I remember in particular a family from one of the smaller towns in the Negev. They’d had three sons, two of them identical twins. They showed me pictures. The twins were slight and red haired and wirey. Both had been paratroupers. One had been killed in the 73 war. In my mind, it seemed like the least of the losses, after all, he had an identical twin. His mother sat stoicly through the interview. His father started crying almost as soon as I started on the first question, and continued crying all through the interview. Almost five years had passed, but the wound seemed just as raw. I was crying with him, I couldn’t hold it back. When I left the mother looked at me quietly, observing a foolish young girl. But what I clearly saw even then was that she had made her peace with what had happened, her husband hadn’t and probably never would.

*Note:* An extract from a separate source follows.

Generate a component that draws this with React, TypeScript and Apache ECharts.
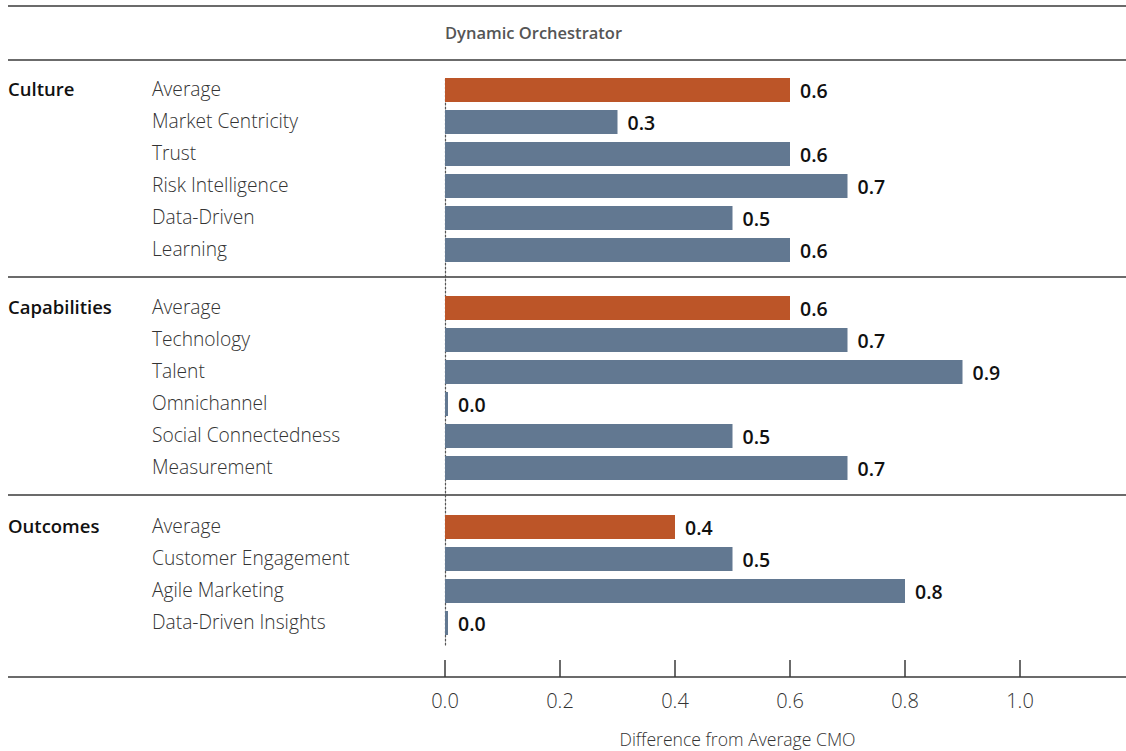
import React, { useEffect, useRef } from "react";
import * as echarts from "echarts";

const chartTitle = "Dynamic Orchestrator";
const axisName = "Difference from Average CMO";

const sectionNames = ["Culture", "Capabilities", "Outcomes"];

const cultureLabels = ["Average", "Market Centricity", "Trust", "Risk Intelligence", "Data-Driven", "Learning"];
const cultureValues = [0.6, 0.3, 0.6, 0.7, 0.5, 0.6];

const capabilityLabels = ["Average", "Technology", "Talent", "Omnichannel", "Social Connectedness", "Measurement"];
const capabilityValues = [0.6, 0.7, 0.9, 0.0, 0.5, 0.7];

const outcomeLabels = ["Average", "Customer Engagement", "Agile Marketing", "Data-Driven Insights"];
const outcomeValues = [0.4, 0.5, 0.8, 0.0];

const xMin = 0;
const xMax = 1.0;
const xInterval = 0.2;

const FONT = "'Open Sans', 'Noto Sans', sans-serif";
const ORANGE = "#BC5528";
const BLUE = "#627891";
const LINE = "#3a3a3a";

export default function App() {
  const ref = useRef<HTMLDivElement>(null);

  useEffect(() => {
    document.body.style.margin = "0";
    if (!ref.current) return;
    const chart = echarts.init(ref.current, null, { renderer: "svg" });

    const sections = [
      { name: sectionNames[0], labels: cultureLabels, values: cultureValues, top: 74 },
      { name: sectionNames[1], labels: capabilityLabels, values: capabilityValues, top: 292 },
      { name: sectionNames[2], labels: outcomeLabels, values: outcomeValues, top: 511 },
    ];
    const rowH = 32;

    const grids: any[] = [];
    const xAxes: any[] = [];
    const yAxes: any[] = [];
    const series: any[] = [];

    sections.forEach((s, i) => {
      grids.push({ left: 445, right: 106, top: s.top, height: s.labels.length * rowH });
      xAxes.push({
        gridIndex: i,
        type: "value",
        min: xMin,
        max: xMax,
        interval: xInterval,
        show: false,
      });
      yAxes.push({
        gridIndex: i,
        type: "category",
        inverse: true,
        data: s.labels,
        axisLine: { show: false },
        axisTick: { show: false },
        axisLabel: {
          align: "left",
          margin: 437,
          padding: [0, 0, 4, 0],
          formatter: (v: string, idx: number) =>
            idx === 0 ? `{sec|${s.name}}{item|${v}}` : `{sec| }{item|${v}}`,
          rich: {
            sec: { width: 144, fontFamily: FONT, fontSize: 18.5, fontWeight: 600, color: "#111" },
            item: { fontFamily: FONT, fontSize: 19.2, fontWeight: 300, color: "#333" },
          },
        },
      });
      series.push({
        type: "bar",
        xAxisIndex: i,
        yAxisIndex: i,
        barWidth: 24,
        barMinHeight: 3,
        data: s.values.map((v, k) => ({
          value: v,
          itemStyle: { color: k === 0 ? ORANGE : BLUE },
        })),
        label: {
          show: true,
          position: "right",
          distance: 10,
          fontFamily: FONT,
          fontSize: 19.5,
          fontWeight: 600,
          color: "#111",
          formatter: (p: any) => Number(p.value).toFixed(1),
        },
      });
    });

    // grid for the dotted zero line spanning all sections
    grids.push({ left: 445, right: 106, top: 78, height: 567 });
    xAxes.push({ gridIndex: 3, type: "value", min: xMin, max: xMax, interval: xInterval, show: false });
    yAxes.push({
      gridIndex: 3,
      type: "value",
      min: 0,
      max: 1,
      axisLine: { show: true, lineStyle: { color: "#555", type: [2, 2], width: 1.2 } },
      axisTick: { show: false },
      axisLabel: { show: false },
      splitLine: { show: false },
    });

    // grid for the bottom value axis
    grids.push({ left: 445, right: 106, top: 645, height: 32 });
    xAxes.push({
      gridIndex: 4,
      type: "value",
      min: xMin,
      max: xMax,
      interval: xInterval,
      axisLine: { show: false },
      axisTick: { show: true, inside: true, length: 17, lineStyle: { color: LINE, width: 1.5 } },
      splitLine: { show: false },
      axisLabel: {
        margin: 13,
        fontFamily: FONT,
        fontSize: 20,
        fontWeight: 300,
        color: "#333",
        formatter: (v: number) => v.toFixed(1),
      },
      name: axisName,
      nameLocation: "middle",
      nameGap: 53,
      nameTextStyle: { fontFamily: FONT, fontSize: 17.6, fontWeight: 300, color: "#333", padding: [0, 0, 0, 10] },
    });
    yAxes.push({ gridIndex: 4, type: "value", min: 0, max: 1, show: false });

    const hLines = [6, 60, 277, 495, 677].map((y) => ({
      type: "line",
      shape: { x1: 8, y1: y, x2: 1126, y2: y },
      style: { stroke: LINE, lineWidth: 1.6 },
      silent: true,
    }));

    chart.setOption({
      animation: false,
      grid: grids,
      xAxis: xAxes,
      yAxis: yAxes,
      series,
      title: {
        text: chartTitle,
        left: 440,
        top: 19,
        textStyle: { fontFamily: FONT, fontSize: 16.5, fontWeight: 600, color: "#555" },
      },
      graphic: hLines,
    });

    return () => chart.dispose();
  }, []);

  return <div ref={ref} style={{ width: 1126, height: 751 }} />;
}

Many years have passed, and I’d forgotten about these interviews, until a brunch yesterday with a good friend. Guys were the subject of the conversation. Their fear of rejection, their difficulty in recovering from failed relationships. I was telling about a man I’d met who still seemed to remember vividly a six week relationship he’d had four years ago. He’d fallen in love. She’d left him. Since then he hadn’t tried again. I suddenly remembered that I too had a failed relationship exactly four years ago. It was only a four week affair, but it was by far the most painful that had happened to me. For months I’d cried at the end of every yoga class, driving my car, riding on planes. But four years later, I can hardly summon the memory. I knew it hurt, but I can’t remember how.

“Guys are just fragile”, my friend said. “Once they’re hurt, they can’t seem to just pick up and move on”.

I guess I had realized that already at age 16.